* BEGIN Dataset content *

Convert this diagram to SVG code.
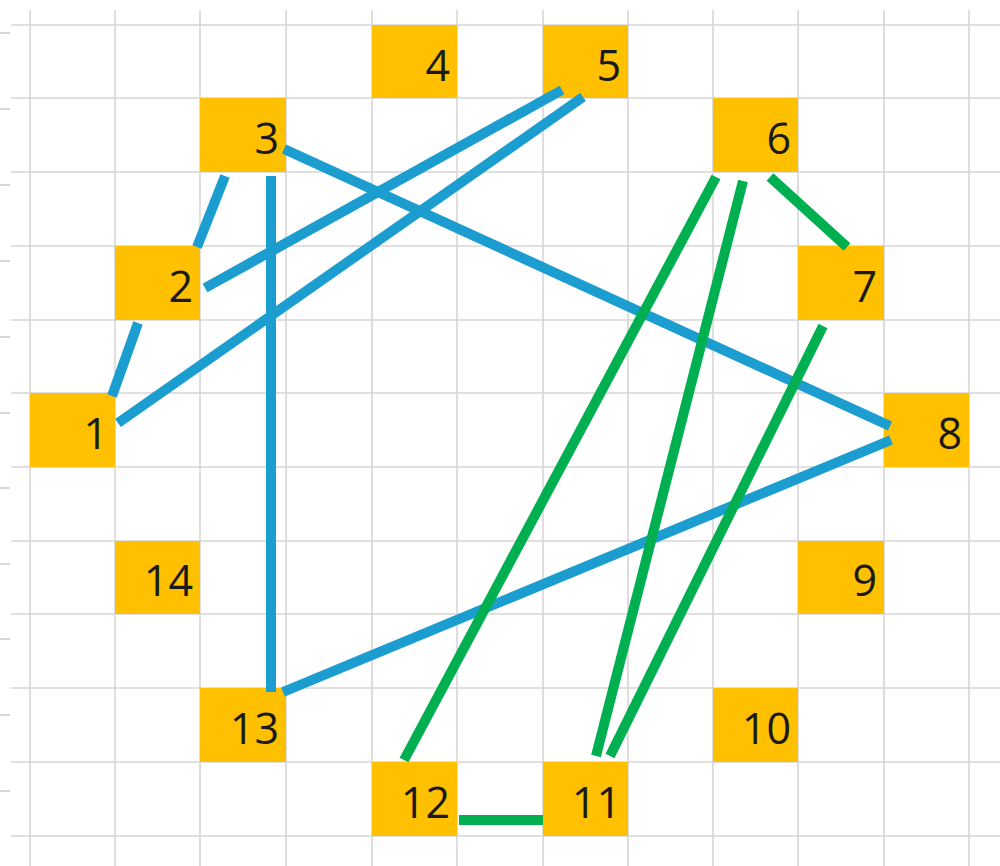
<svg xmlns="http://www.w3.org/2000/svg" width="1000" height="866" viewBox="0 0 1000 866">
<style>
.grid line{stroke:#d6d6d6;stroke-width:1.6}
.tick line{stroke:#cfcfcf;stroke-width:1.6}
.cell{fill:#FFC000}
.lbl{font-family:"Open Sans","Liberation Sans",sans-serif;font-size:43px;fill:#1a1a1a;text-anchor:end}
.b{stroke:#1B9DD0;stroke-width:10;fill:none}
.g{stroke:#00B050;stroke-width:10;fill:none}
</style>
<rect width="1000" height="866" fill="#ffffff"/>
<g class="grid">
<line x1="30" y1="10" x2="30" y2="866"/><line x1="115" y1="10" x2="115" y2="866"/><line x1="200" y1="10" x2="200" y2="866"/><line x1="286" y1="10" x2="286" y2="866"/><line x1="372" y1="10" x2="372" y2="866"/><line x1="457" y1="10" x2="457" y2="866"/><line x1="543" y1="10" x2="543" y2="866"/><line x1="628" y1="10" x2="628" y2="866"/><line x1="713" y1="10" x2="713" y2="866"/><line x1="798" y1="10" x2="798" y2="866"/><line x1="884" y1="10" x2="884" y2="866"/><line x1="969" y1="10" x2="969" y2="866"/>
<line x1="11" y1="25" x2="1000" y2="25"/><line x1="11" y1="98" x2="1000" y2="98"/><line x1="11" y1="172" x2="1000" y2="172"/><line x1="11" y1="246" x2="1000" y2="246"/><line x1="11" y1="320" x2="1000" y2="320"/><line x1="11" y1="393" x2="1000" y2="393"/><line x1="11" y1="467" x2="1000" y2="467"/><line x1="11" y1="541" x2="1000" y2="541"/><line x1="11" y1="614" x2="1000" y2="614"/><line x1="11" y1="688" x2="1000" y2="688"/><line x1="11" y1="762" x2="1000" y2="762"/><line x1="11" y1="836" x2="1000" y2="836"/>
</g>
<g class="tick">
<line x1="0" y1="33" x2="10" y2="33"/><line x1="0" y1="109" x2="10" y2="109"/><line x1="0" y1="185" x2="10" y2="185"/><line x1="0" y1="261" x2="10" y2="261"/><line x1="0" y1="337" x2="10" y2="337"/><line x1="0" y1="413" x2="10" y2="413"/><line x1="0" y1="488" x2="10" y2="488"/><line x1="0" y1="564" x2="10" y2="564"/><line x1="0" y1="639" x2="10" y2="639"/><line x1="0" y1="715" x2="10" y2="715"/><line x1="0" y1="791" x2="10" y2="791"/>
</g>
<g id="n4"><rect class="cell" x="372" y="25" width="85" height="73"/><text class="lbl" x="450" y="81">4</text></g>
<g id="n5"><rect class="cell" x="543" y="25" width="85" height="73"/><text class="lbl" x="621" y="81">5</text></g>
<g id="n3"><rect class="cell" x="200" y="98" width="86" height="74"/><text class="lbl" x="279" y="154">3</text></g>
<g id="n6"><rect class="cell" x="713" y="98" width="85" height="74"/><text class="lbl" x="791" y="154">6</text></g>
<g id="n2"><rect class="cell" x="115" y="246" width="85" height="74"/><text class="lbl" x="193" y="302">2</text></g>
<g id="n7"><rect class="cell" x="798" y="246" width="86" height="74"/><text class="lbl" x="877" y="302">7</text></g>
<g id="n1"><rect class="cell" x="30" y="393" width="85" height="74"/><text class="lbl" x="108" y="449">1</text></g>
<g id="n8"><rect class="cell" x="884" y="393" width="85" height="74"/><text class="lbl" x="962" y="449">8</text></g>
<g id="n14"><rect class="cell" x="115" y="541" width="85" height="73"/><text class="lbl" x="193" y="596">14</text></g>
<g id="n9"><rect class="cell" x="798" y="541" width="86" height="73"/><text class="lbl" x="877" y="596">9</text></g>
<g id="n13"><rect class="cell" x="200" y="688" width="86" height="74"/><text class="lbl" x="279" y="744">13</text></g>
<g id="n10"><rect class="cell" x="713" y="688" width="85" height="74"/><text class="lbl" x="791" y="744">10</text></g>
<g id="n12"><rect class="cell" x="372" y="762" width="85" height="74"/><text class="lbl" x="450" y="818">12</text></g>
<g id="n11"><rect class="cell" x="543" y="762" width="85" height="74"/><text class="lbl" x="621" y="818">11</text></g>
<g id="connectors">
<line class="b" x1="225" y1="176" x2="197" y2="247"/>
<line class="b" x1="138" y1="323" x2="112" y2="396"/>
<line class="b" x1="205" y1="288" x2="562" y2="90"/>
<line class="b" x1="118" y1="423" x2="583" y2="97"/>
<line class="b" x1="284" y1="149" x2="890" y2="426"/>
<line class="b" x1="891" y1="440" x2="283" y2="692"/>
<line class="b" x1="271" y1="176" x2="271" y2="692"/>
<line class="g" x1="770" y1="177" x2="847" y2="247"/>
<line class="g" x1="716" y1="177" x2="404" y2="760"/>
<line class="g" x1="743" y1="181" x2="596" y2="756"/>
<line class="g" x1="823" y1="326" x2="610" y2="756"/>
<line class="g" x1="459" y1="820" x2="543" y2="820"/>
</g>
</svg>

* END Dataset content *

Exercise
Reproduce all of the data exactly; the pictures do not belong in the copy.

Result of this exercise
Convert this diagram to SVG code.
<svg xmlns="http://www.w3.org/2000/svg" width="1000" height="866" viewBox="0 0 1000 866">
<style>
.grid line{stroke:#d6d6d6;stroke-width:1.6}
.tick line{stroke:#cfcfcf;stroke-width:1.6}
.cell{fill:#FFC000}
.lbl{font-family:"Open Sans","Liberation Sans",sans-serif;font-size:43px;fill:#1a1a1a;text-anchor:end}
.b{stroke:#1B9DD0;stroke-width:10;fill:none}
.g{stroke:#00B050;stroke-width:10;fill:none}
</style>
<rect width="1000" height="866" fill="#ffffff"/>
<g class="grid">
<line x1="30" y1="10" x2="30" y2="866"/><line x1="115" y1="10" x2="115" y2="866"/><line x1="200" y1="10" x2="200" y2="866"/><line x1="286" y1="10" x2="286" y2="866"/><line x1="372" y1="10" x2="372" y2="866"/><line x1="457" y1="10" x2="457" y2="866"/><line x1="543" y1="10" x2="543" y2="866"/><line x1="628" y1="10" x2="628" y2="866"/><line x1="713" y1="10" x2="713" y2="866"/><line x1="798" y1="10" x2="798" y2="866"/><line x1="884" y1="10" x2="884" y2="866"/><line x1="969" y1="10" x2="969" y2="866"/>
<line x1="11" y1="25" x2="1000" y2="25"/><line x1="11" y1="98" x2="1000" y2="98"/><line x1="11" y1="172" x2="1000" y2="172"/><line x1="11" y1="246" x2="1000" y2="246"/><line x1="11" y1="320" x2="1000" y2="320"/><line x1="11" y1="393" x2="1000" y2="393"/><line x1="11" y1="467" x2="1000" y2="467"/><line x1="11" y1="541" x2="1000" y2="541"/><line x1="11" y1="614" x2="1000" y2="614"/><line x1="11" y1="688" x2="1000" y2="688"/><line x1="11" y1="762" x2="1000" y2="762"/><line x1="11" y1="836" x2="1000" y2="836"/>
</g>
<g class="tick">
<line x1="0" y1="33" x2="10" y2="33"/><line x1="0" y1="109" x2="10" y2="109"/><line x1="0" y1="185" x2="10" y2="185"/><line x1="0" y1="261" x2="10" y2="261"/><line x1="0" y1="337" x2="10" y2="337"/><line x1="0" y1="413" x2="10" y2="413"/><line x1="0" y1="488" x2="10" y2="488"/><line x1="0" y1="564" x2="10" y2="564"/><line x1="0" y1="639" x2="10" y2="639"/><line x1="0" y1="715" x2="10" y2="715"/><line x1="0" y1="791" x2="10" y2="791"/>
</g>
<g id="n4"><rect class="cell" x="372" y="25" width="85" height="73"/><text class="lbl" x="450" y="81">4</text></g>
<g id="n5"><rect class="cell" x="543" y="25" width="85" height="73"/><text class="lbl" x="621" y="81">5</text></g>
<g id="n3"><rect class="cell" x="200" y="98" width="86" height="74"/><text class="lbl" x="279" y="154">3</text></g>
<g id="n6"><rect class="cell" x="713" y="98" width="85" height="74"/><text class="lbl" x="791" y="154">6</text></g>
<g id="n2"><rect class="cell" x="115" y="246" width="85" height="74"/><text class="lbl" x="193" y="302">2</text></g>
<g id="n7"><rect class="cell" x="798" y="246" width="86" height="74"/><text class="lbl" x="877" y="302">7</text></g>
<g id="n1"><rect class="cell" x="30" y="393" width="85" height="74"/><text class="lbl" x="108" y="449">1</text></g>
<g id="n8"><rect class="cell" x="884" y="393" width="85" height="74"/><text class="lbl" x="962" y="449">8</text></g>
<g id="n14"><rect class="cell" x="115" y="541" width="85" height="73"/><text class="lbl" x="193" y="596">14</text></g>
<g id="n9"><rect class="cell" x="798" y="541" width="86" height="73"/><text class="lbl" x="877" y="596">9</text></g>
<g id="n13"><rect class="cell" x="200" y="688" width="86" height="74"/><text class="lbl" x="279" y="744">13</text></g>
<g id="n10"><rect class="cell" x="713" y="688" width="85" height="74"/><text class="lbl" x="791" y="744">10</text></g>
<g id="n12"><rect class="cell" x="372" y="762" width="85" height="74"/><text class="lbl" x="450" y="818">12</text></g>
<g id="n11"><rect class="cell" x="543" y="762" width="85" height="74"/><text class="lbl" x="621" y="818">11</text></g>
<g id="connectors">
<line class="b" x1="225" y1="176" x2="197" y2="247"/>
<line class="b" x1="138" y1="323" x2="112" y2="396"/>
<line class="b" x1="205" y1="288" x2="562" y2="90"/>
<line class="b" x1="118" y1="423" x2="583" y2="97"/>
<line class="b" x1="284" y1="149" x2="890" y2="426"/>
<line class="b" x1="891" y1="440" x2="283" y2="692"/>
<line class="b" x1="271" y1="176" x2="271" y2="692"/>
<line class="g" x1="770" y1="177" x2="847" y2="247"/>
<line class="g" x1="716" y1="177" x2="404" y2="760"/>
<line class="g" x1="743" y1="181" x2="596" y2="756"/>
<line class="g" x1="823" y1="326" x2="610" y2="756"/>
<line class="g" x1="459" y1="820" x2="543" y2="820"/>
</g>
</svg>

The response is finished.